Brubaker explicou em várias entrevistas que o seu conhecimento dos trâmites do mundo do crime é em primeira mão, e que os graus de violência são muito densos. A violência em Criminal passa obviamente pelo uso de pistolas e punhos, mas há muitas outras violências exploradas, sendo a familiar a principal. E essa violência, menos espectacular, é bem mais profunda e espessa e sobrevive durante muito mais tempo.
Os desenhos de Sean Phillips encontram um excelente equilíbrio entre um realismo desejado e a estilização. Não caindo nas linhas de um absoluto geométrico chiaroscuro como o de Gould ou de Frank Miller, mas evitando as armadilhas maniqueístas deste último igualmente, Phillips apresenta-nos corpos que respondem na perfeição às necessidades da narrativa: expressividade e dramatismo que baste, mas sem ser histriónico, descolando-se das personagens trevas de dentro para fora, cores (por Val Staples) que respeitam o ambiente, a um só tempo ou destacadamente nocturno, nostálgico e abjurado – não há uma única vinheta diurna em Lawless, independentemente de alguma menor acção ser “de dia”.

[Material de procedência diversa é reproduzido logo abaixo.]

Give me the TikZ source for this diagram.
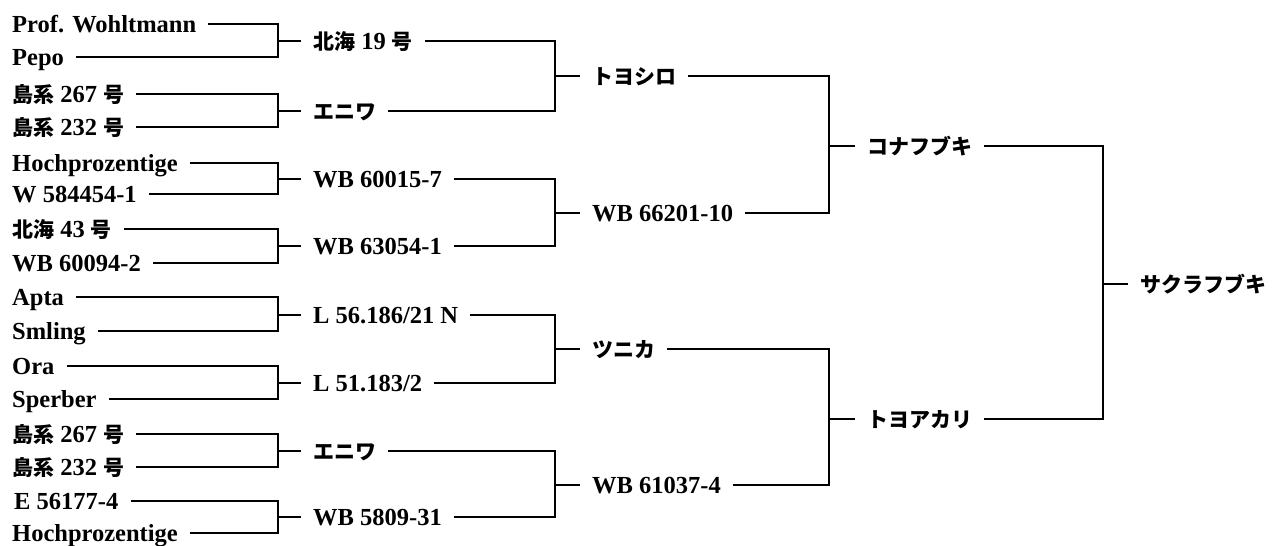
\documentclass[tikz,border=0pt]{standalone}
\usepackage{fontspec}
\setmainfont{Liberation Serif}
\newfontfamily\jpf{Noto Sans CJK JP}
\newcommand\J[1]{{\jpf\bfseries\fontsize{21}{21}\selectfont #1}}
\begin{document}
\begin{tikzpicture}[x=1pt,y=-1pt,
  lbl/.style={anchor=west, inner xsep=12pt, inner ysep=0pt, text height=17pt, text depth=0pt, font=\fontsize{24.5}{25}\selectfont\bfseries},
  link/.style={line width=1.1pt, black}]
\useasboundingbox (0,0) rectangle (1278,546);
% leaves
\node[lbl] (l1) at (0,24) {Prof. Wohltmann};
\node[lbl] (l2) at (0,57) {Pepo};
\node[lbl] (l3) at (0,94) {\J{島系} 267 \J{号}};
\node[lbl] (l4) at (0,127) {\J{島系} 232 \J{号}};
\node[lbl] (l5) at (0,163) {Hochprozentige};
\node[lbl] (l6) at (0,194) {W 584454-1};
\node[lbl] (l7) at (0,229) {\J{北海} 43 \J{号}};
\node[lbl] (l8) at (0,263) {WB 60094-2};
\node[lbl] (l9) at (0,297) {Apta};
\node[lbl] (l10) at (0,331) {Smling};
\node[lbl] (l11) at (0,366) {Ora};
\node[lbl] (l12) at (0,399) {Sperber};
\node[lbl] (l13) at (0,434) {\J{島系} 267 \J{号}};
\node[lbl] (l14) at (0,467) {\J{島系} 232 \J{号}};
\node[lbl] (l15) at (2,501) {E 56177-4};
\node[lbl] (l16) at (0,533) {Hochprozentige};
% level 2
\node[lbl] (m1) at (301,41) {\J{北海} 19 \J{号}};
\node[lbl] (m2) at (301,111) {\J{エニワ}};
\node[lbl] (m3) at (301,179) {WB 60015-7};
\node[lbl] (m4) at (301,246) {WB 63054-1};
\node[lbl] (m5) at (301,315) {L 56.186/21 N};
\node[lbl] (m6) at (301,383) {L 51.183/2};
\node[lbl] (m7) at (301,451) {\J{エニワ}};
\node[lbl] (m8) at (301,517) {WB 5809-31};
% level 3
\node[lbl] (n1) at (580,76) {\J{トヨシロ}};
\node[lbl] (n2) at (580,213) {WB 66201-10};
\node[lbl] (n3) at (580,349) {\J{ツニカ}};
\node[lbl] (n4) at (580,485) {WB 61037-4};
% level 4
\node[lbl] (p1) at (855,146) {\J{コナフブキ}};
\node[lbl] (p2) at (855,419) {\J{トヨアカリ}};
% final
\node[lbl] (q) at (1128,284) {\J{サクラフブキ}};
% bracket columns
\coordinate (c1) at (278,0);
\coordinate (c2) at (555,0);
\coordinate (c3) at (829,0);
\coordinate (c4) at (1103,0);
\foreach \a/\b/\m/\c in {l1/l2/m1/c1, l3/l4/m2/c1, l5/l6/m3/c1, l7/l8/m4/c1,
  l9/l10/m5/c1, l11/l12/m6/c1, l13/l14/m7/c1, l15/l16/m8/c1,
  m1/m2/n1/c2, m3/m4/n2/c2, m5/m6/n3/c2, m7/m8/n4/c2,
  n1/n2/p1/c3, n3/n4/p2/c3, p1/p2/q/c4} {
  \draw[link] (\a.east) -| (\m.west -| \c) |- (\b.east);
  \draw[link] (\m.west -| \c) -- (\m.west);
}
\end{tikzpicture}
\end{document}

Nenhum dos arcos de Criminal, até agora, mostraram ser condescendente ou amáveis para com as suas personagens. Isto não quer dizer que se desejasse um fim “feliz”, redentor, nem tampouco que consideremos os fins absolutamente niilistas, como apontámos acima. Simplesmente que retratam os modos improvisados com que a retribuição, a justiça e o equilíbrio têm e com que teimam em surgir.